One of the projects we are working on is to look at the impact of particle size on the results of simulations. This work is being done with an undergraduate student, Crosby Burdon under an NSF AAG grant. A number of conclusions have been drawn from comparisons between simulations and observations in regards to the internal density of particles and their coefficients of restitution. Out of necessity, those simulations have to limit the smallest particles used to keep particle counts and simulation times reasonable. This work is aimed at determining how much of an impact the lack of small particles might have on the conclusions that are drawn. This is a work in progress and many aspects are currently incomplete.
In this work we are looking at different behaviors in the systems. One of the keep observables that we want to compare to is the azimuthal brightness asymmetry in the A ring. All simulations were done at 130,000 km from the center of Saturn assuming an internal density of 0.7 g/cm^3, a surface density of 30 g/cm^2, and the velocity dependednt coefficient of resitution from Bridges, et al. With those assumptions locked in, particle sizes were varied to see what impact it had.
The first set of simulations that were done use particles of a single size.
We have also performed a set of simulations with a size distribution. We use a power-law distribution with a differential slope of -3.
There are a few different types of analysis we are performing on the simulation output to determine how significant the use of a proper particle size is for drawing various conclusions. Since the other work involves comparisons to observations, we have focused on photometry and elements of the dynamics that would be significant to observations which can't resolve the individual particles.
Ray Tracing - Comparisons between simulations and observations are best done by throwing photons into the system and tracking the photons as they scatter then seeing what light would be seen by observations from different directions. This type of analysis can be used, for example, to compare with the observed azimuthal brightness asymmetry. This set of figures shows some results from that type of analysis.
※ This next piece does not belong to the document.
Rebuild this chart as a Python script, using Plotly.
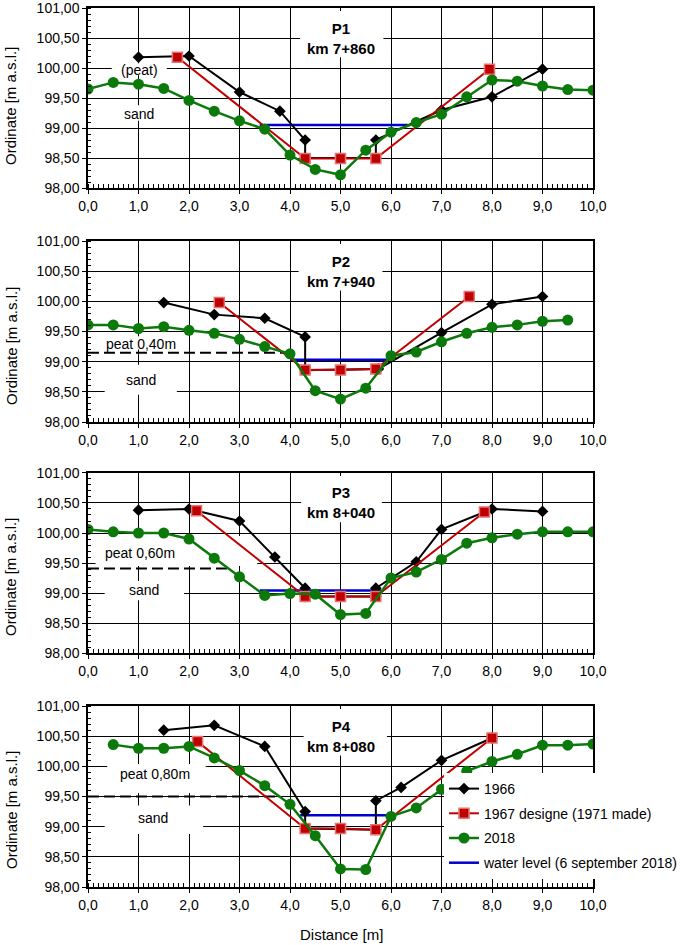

Figures from Crosby go here.
Vertical Splatter - The light that we see from a patch of particles is impacted by the spatial distribution of the particles. The vertical distribution of particles can be particularly significant as any particles well above or below the plane are less likely to be shadowed by other particles. In addition, the vertical extent of gravity wakes has a strong influence on how much light is reflected or gets through low incidence angles. For this reason, we have rendered the systems using color to indicate the vertical displacement of particles from the ring plane. The midplane is green. Moving upward it goes through yellow, orange, and saturates at red 19.5 meters above the midplane. Similarly, it moves to blue and purple below the plane before saturating at black 19.5 meters below the plane.
These movies show that when gravity wakes collide with one another, they tend to splash particles out of the plane. The magnitude to which this happens depends on the size of the particles involved.